Task statement »
Transcribe every line from the top down to the line with "(0,0) rectangle (1184,476);", both ends included, but not the pictures.

Available data »
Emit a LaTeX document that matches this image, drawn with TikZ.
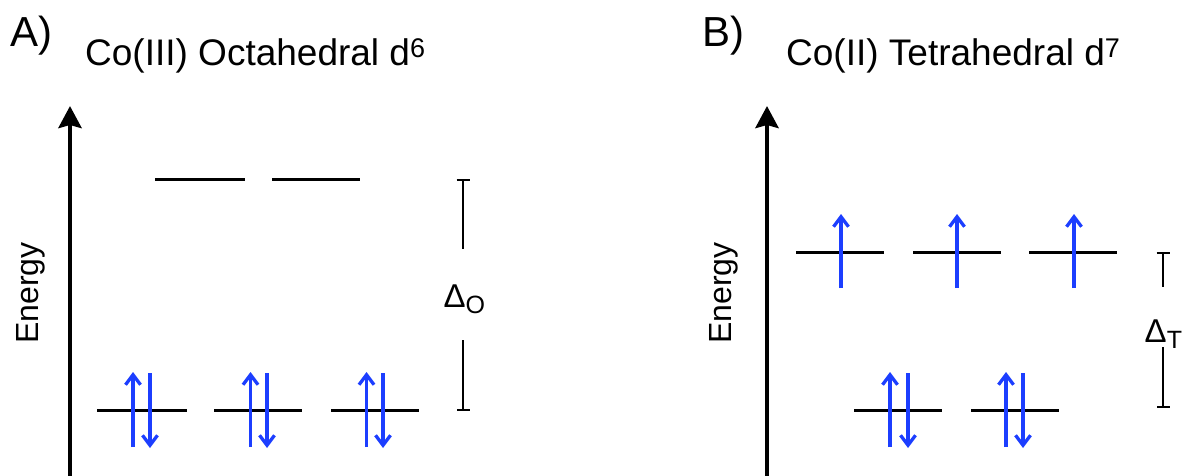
\documentclass[tikz,border=0pt]{standalone}
\usepackage{fontspec}
\setmainfont{Liberation Sans}
\usetikzlibrary{arrows.meta}
\definecolor{spinblue}{RGB}{28,62,255}
\tikzset{
  x=1pt, y=-1pt,
  panel/.style={anchor=base west, inner sep=0pt, font=\fontsize{42}{42}\selectfont},
  title/.style={anchor=base west, inner sep=0pt, font=\fontsize{37}{37}\selectfont},
  axislabel/.style={anchor=base west, inner sep=0pt, rotate=90, font=\fontsize{32}{32}\selectfont},
  gaplabel/.style={anchor=base west, inner sep=0pt, font=\fontsize{33}{33}\selectfont},
  axis/.style={line width=4.5pt, -{Stealth[length=22pt,width=23pt,inset=3pt]}},
  level/.style={line width=3pt},
  spinup/.style={spinblue, line width=3.3pt, -{Straight Barb[length=10pt,width=15pt,line width=3.3pt]}},
  gap/.style={line width=2pt},
  gapend/.tip={Bar[width=13pt,line width=2pt]}
}
\newcommand{\supnum}[1]{\raisebox{8pt}{\fontsize{27}{27}\selectfont #1}}
\newcommand{\subtxt}[1]{\raisebox{-6pt}{\fontsize{25}{25}\selectfont #1}}
\begin{document}
\begin{tikzpicture}
\path[use as bounding box] (0,0) rectangle (1184,476);

% ---------- Panel A: Co(III) octahedral ----------
\node[panel] (labA) at (10,46.5) {A)};
\node[title] (titA) at (85,66) {Co(III) Octahedral d\supnum{6}};
\coordinate (axAbot) at (70,476);
\coordinate (axAtop) at (70,106);
\draw[axis] (axAbot) -- (axAtop);
\node[axislabel] (enA) at (38.5,344) {Energy};

% e_g levels (empty)
\draw[level] (155,180) -- (245,180);
\draw[level] (272,180) -- (360,180);
% t_2g levels (paired)
\foreach \l/\r/\u/\d in {97/187/133/150, 214/302/250.5/267, 331/419/366.5/383}{
  \draw[level] (\l,410.5) -- (\r,410.5);
  \draw[spinup] (\u,447) -- (\u,372);
  \draw[spinup] (\d,373) -- (\d,448);
}
% splitting
\coordinate (oTop) at (463,179);
\coordinate (oTopEnd) at (463,249);
\coordinate (oBotEnd) at (463,340);
\coordinate (oBot) at (463,411);
\draw[gap, gapend-] (oTop) -- (oTopEnd);
\draw[gap, -gapend] (oBotEnd) -- (oBot);
\node[gaplabel] (dO) at (443.5,307) {Δ\subtxt{O}};

% ---------- Panel B: Co(II) tetrahedral ----------
\node[panel] (labB) at (702,46.5) {B)};
\node[title] (titB) at (786,66) {Co(II) Tetrahedral d\supnum{7}};
\coordinate (axBbot) at (767,476);
\coordinate (axBtop) at (767,106);
\draw[axis] (axBbot) -- (axBtop);
\node[axislabel] (enB) at (731,344) {Energy};

% t_2 levels (singly occupied)
\foreach \l/\r/\u in {796/884/841, 913/1001/957, 1029/1117/1074}{
  \draw[level] (\l,252) -- (\r,252);
  \draw[spinup] (\u,288) -- (\u,214);
}
% e levels (paired)
\foreach \l/\r/\u/\d in {854/942/890/908, 971/1059/1006/1023}{
  \draw[level] (\l,410.5) -- (\r,410.5);
  \draw[spinup] (\u,447) -- (\u,372);
  \draw[spinup] (\d,373) -- (\d,448);
}
% splitting
\coordinate (tTop) at (1163,252);
\coordinate (tTopEnd) at (1163,287);
\coordinate (tBotEnd) at (1163,347);
\coordinate (tBot) at (1163,408);
\draw[gap, gapend-] (tTop) -- (tTopEnd);
\draw[gap, -gapend] (tBotEnd) -- (tBot);
\node[gaplabel] (dT) at (1144.5,342) {Δ\subtxt{T}};
\end{tikzpicture}
\end{document}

Response for this exercise »
Emit a LaTeX document that matches this image, drawn with TikZ.
\documentclass[tikz,border=0pt]{standalone}
\usepackage{fontspec}
\setmainfont{Liberation Sans}
\usetikzlibrary{arrows.meta}
\definecolor{spinblue}{RGB}{28,62,255}
\tikzset{
  x=1pt, y=-1pt,
  panel/.style={anchor=base west, inner sep=0pt, font=\fontsize{42}{42}\selectfont},
  title/.style={anchor=base west, inner sep=0pt, font=\fontsize{37}{37}\selectfont},
  axislabel/.style={anchor=base west, inner sep=0pt, rotate=90, font=\fontsize{32}{32}\selectfont},
  gaplabel/.style={anchor=base west, inner sep=0pt, font=\fontsize{33}{33}\selectfont},
  axis/.style={line width=4.5pt, -{Stealth[length=22pt,width=23pt,inset=3pt]}},
  level/.style={line width=3pt},
  spinup/.style={spinblue, line width=3.3pt, -{Straight Barb[length=10pt,width=15pt,line width=3.3pt]}},
  gap/.style={line width=2pt},
  gapend/.tip={Bar[width=13pt,line width=2pt]}
}
\newcommand{\supnum}[1]{\raisebox{8pt}{\fontsize{27}{27}\selectfont #1}}
\newcommand{\subtxt}[1]{\raisebox{-6pt}{\fontsize{25}{25}\selectfont #1}}
\begin{document}
\begin{tikzpicture}
\path[use as bounding box] (0,0) rectangle (1184,476);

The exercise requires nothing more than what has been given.